To put it differently, the spread of neo-liberal democracy along with neo-liberal economics is a state-driven enterprise in which the powerful conglomerate, composed of the US and other NATO nations, is the spearhead. Academics and activists who are assimilated in the well-heeled system of INGOs via fellowships, funding, salaries, and internships are not anti-establishment, therefore. They are the establishment that does not speak truth to power. They parrot the truth that power has asked them to.
These circumstances expose neo-orientalism as the strategic narrative deployed by the North-West against much of the East, including Bharat. Just as knowledge workers during the British Raj had claimed expertise over the civilisation-nation without really understanding it, INGOs today project assumptions and ideologies that are rooted in liberal orthodoxies. When complex developments in an ancient polity like Bharat are routinely measured in terms of templates that are ideologically laced and hegemonically driven, the result is disinformation.

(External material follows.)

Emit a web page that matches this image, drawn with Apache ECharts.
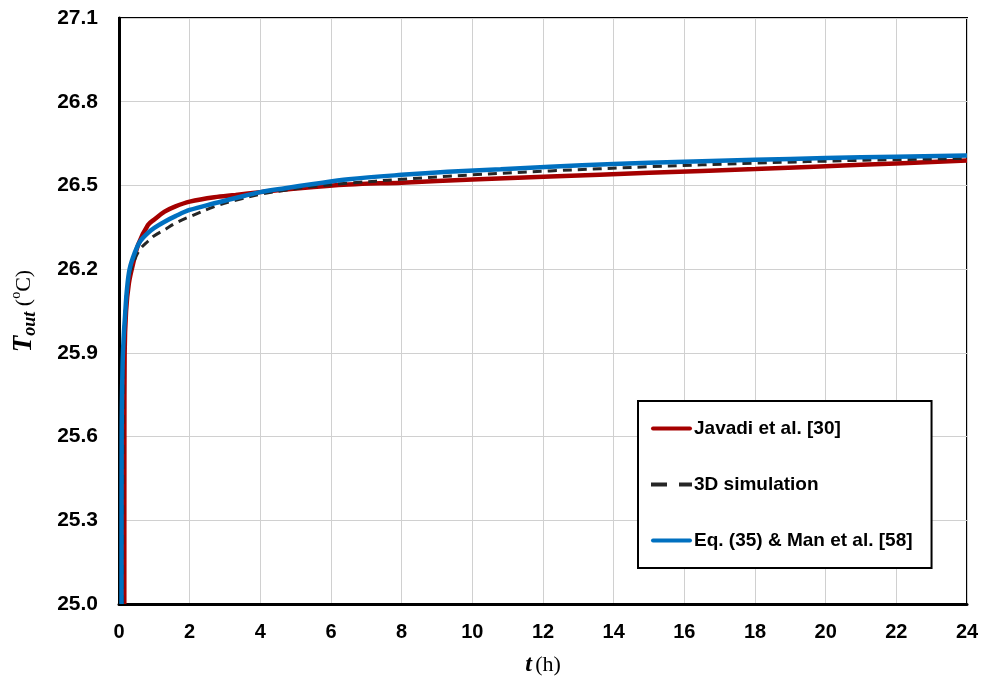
<!DOCTYPE html>
<html>
<head>
<meta charset="utf-8">
<script src="https://cdn.jsdelivr.net/npm/echarts@6/dist/echarts.min.js"></script>
<style>html,body{margin:0;padding:0;background:#fff}#c{width:982px;height:681px}</style>
</head>
<body>
<div id="c"></div>
<script>
var seriesNames = ['Javadi et al. [30]', '3D simulation', 'Eq. (35) & Man et al. [58]'];
var xTicks = [0, 2, 4, 6, 8, 10, 12, 14, 16, 18, 20, 22, 24];
var yTicks = ['25.0', '25.3', '25.6', '25.9', '26.2', '26.5', '26.8', '27.1'];

var javadiT = [0.15, 0.152, 0.16, 0.2, 0.28, 0.4, 0.55, 0.82, 1.0, 1.29, 1.6, 2, 2.7, 3.3, 4, 5.1, 6.5, 8, 10, 12.2, 15, 18, 21, 24];
var javadiV = [25.0, 25.6, 25.9, 26.05, 26.15, 26.22, 26.29, 26.358, 26.378, 26.406, 26.425, 26.442, 26.458, 26.466, 26.476, 26.49, 26.503, 26.51, 26.521, 26.532, 26.545, 26.559, 26.574, 26.589];

var simT = [0.1, 0.12, 0.15, 0.25, 0.4, 0.59, 0.82, 1.0, 1.29, 1.6, 2, 2.7, 3.3, 4, 4.7, 5.5, 6.5, 8, 10, 12.2, 15, 18, 21, 24];
var simV = [25.0, 25.8, 26.0, 26.15, 26.22, 26.27, 26.30, 26.32, 26.341, 26.365, 26.388, 26.424, 26.447, 26.468, 26.483, 26.496, 26.508, 26.522, 26.538, 26.552, 26.567, 26.58, 26.59, 26.597];

var eqT = [0.07, 0.075, 0.1, 0.13, 0.17, 0.22, 0.3, 0.45, 0.6, 0.82, 1.0, 1.29, 1.6, 2, 2.7, 3.3, 4, 4.7, 5.5, 6.5, 8, 9.3, 10.8, 12.2, 14, 16, 18, 20, 22, 24];
var eqV = [25.0, 25.6, 25.85, 25.95, 26.03, 26.12, 26.2, 26.26, 26.3, 26.33, 26.348, 26.37, 26.39, 26.412, 26.436, 26.455, 26.476, 26.49, 26.505, 26.522, 26.538, 26.549, 26.558, 26.567, 26.577, 26.585, 26.592, 26.598, 26.603, 26.607];

function zip(a, b) { return a.map(function (v, i) { return [v, b[i]]; }); }

var solidIcon = 'path://M2,0H39A2,2,0,0,1,39,4H2A2,2,0,0,1,2,0Z';
var dashIcon = 'path://M0,0H16V4H0Z M28,0H41V4H28Z';

var chart = echarts.init(document.getElementById('c'));
chart.setOption({
  animation: false,
  grid: { left: 119, right: 15, top: 18, bottom: 77, show: true, borderColor: '#000', borderWidth: 2, containLabel: false, outerBoundsMode: 'none' },
  xAxis: {
    type: 'value', min: 0, max: 24, interval: 2,
    axisLine: { show: true, onZero: false, lineStyle: { color: '#000', width: 3 } },
    axisTick: { show: false },
    splitLine: { show: true, lineStyle: { color: '#d0d0d0', width: 1 } },
    axisLabel: { margin: 18, color: '#000', fontFamily: 'Liberation Sans, Arial', fontWeight: 'bold', fontSize: 20,
      formatter: function (v) { return xTicks.indexOf(v) >= 0 ? String(v) : ''; } },
    name: '{t|t} {h|(h)}', nameLocation: 'middle', nameGap: 49,
    nameTextStyle: { rich: {
      t: { fontFamily: 'Liberation Serif, Times New Roman', fontStyle: 'italic', fontWeight: 'bold', fontSize: 24, color: '#000' },
      h: { fontFamily: 'Liberation Serif, Times New Roman', fontSize: 22, color: '#000' } } }
  },
  yAxis: {
    type: 'value', min: 25.0, max: 27.1, interval: 0.3,
    axisLine: { show: true, onZero: false, lineStyle: { color: '#000', width: 3 } },
    axisTick: { show: false },
    splitLine: { show: true, lineStyle: { color: '#d0d0d0', width: 1 } },
    axisLabel: { margin: 21, color: '#000', fontFamily: 'Liberation Sans, Arial', fontWeight: 'bold', fontSize: 21,
      formatter: function (v) { var s = v.toFixed(1); return yTicks.indexOf(s) >= 0 ? s : ''; } },
    name: '{T|T}{o|out}{p| (}{s|o}{p|C)}', nameLocation: 'middle', nameGap: 80, nameRotate: 90,
    nameTextStyle: { rich: {
      T: { fontFamily: 'Liberation Serif, Times New Roman', fontStyle: 'italic', fontWeight: 'bold', fontSize: 27, color: '#000' },
      o: { fontFamily: 'Liberation Serif, Times New Roman', fontStyle: 'italic', fontWeight: 'bold', fontSize: 18, color: '#000', verticalAlign: 'bottom', padding: [12, 0, 0, 0] },
      p: { fontFamily: 'Liberation Serif, Times New Roman', fontSize: 22, color: '#000' },
      s: { fontFamily: 'Liberation Serif, Times New Roman', fontSize: 14, color: '#000', verticalAlign: 'top', padding: [0, 0, 9, 0] } } }
  },
  legend: {
    orient: 'vertical', left: 638, top: 401,
    padding: [18, 19, 18, 13],
    itemGap: 37, itemWidth: 41, itemHeight: 4,
    borderColor: '#000', borderWidth: 2, backgroundColor: '#fff',
    textStyle: { fontFamily: 'Liberation Sans, Arial', fontWeight: 'bold', fontSize: 19, color: '#000', padding: [0, 0, 0, -3] },
    data: [
      { name: seriesNames[0], icon: solidIcon },
      { name: seriesNames[1], icon: dashIcon },
      { name: seriesNames[2], icon: solidIcon }
    ]
  },
  series: [
    { name: seriesNames[0], type: 'line', showSymbol: false, symbol: 'none', smooth: 0.35,
      lineStyle: { color: '#a50000', width: 4.5 }, itemStyle: { color: '#a50000' }, data: zip(javadiT, javadiV) },
    { name: seriesNames[1], type: 'line', showSymbol: false, symbol: 'none', smooth: 0.35,
      lineStyle: { color: '#262626', width: 3, type: [9, 6] }, itemStyle: { color: '#262626' }, data: zip(simT, simV) },
    { name: seriesNames[2], type: 'line', showSymbol: false, symbol: 'none', smooth: 0.35,
      lineStyle: { color: '#0070c0', width: 4.5 }, itemStyle: { color: '#0070c0' }, data: zip(eqT, eqV) }
  ]
});
</script>
</body>
</html>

The power of strategic narratives of this sort must not be underestimated. Indices are widely cited in academic research, international media, policymaking, and tourism. They influence diplomatic postures, investor confidence, and the moral standing of a country in global forums. When a rising power like Bharat is consistently painted as illiberal, it is not just ideological nitpicking—it is a form of reputational containment. As the civilisation-nation asserts its rightful place on the world stage, it must offer its own story.
Of course, this is not to suggest that Bharat is beyond critique. No democracy is perfect. But critique must be consistent and fair. This piece is not a rejection of scrutiny but a call for intellectual honesty. It is a reminder that colonial attitudes can resurface in new forms—as data, as indices, and as expert opinions. It was tragic the first time; this time it is farcical.
Dr Arunoday Majumder is Assistant Professor in Rishihood University and MA student of IR, Security, and Strategy at OP Jindal Global University. Views expressed in the above piece are personal and solely those of the author. They do not necessarily reflect News18's views.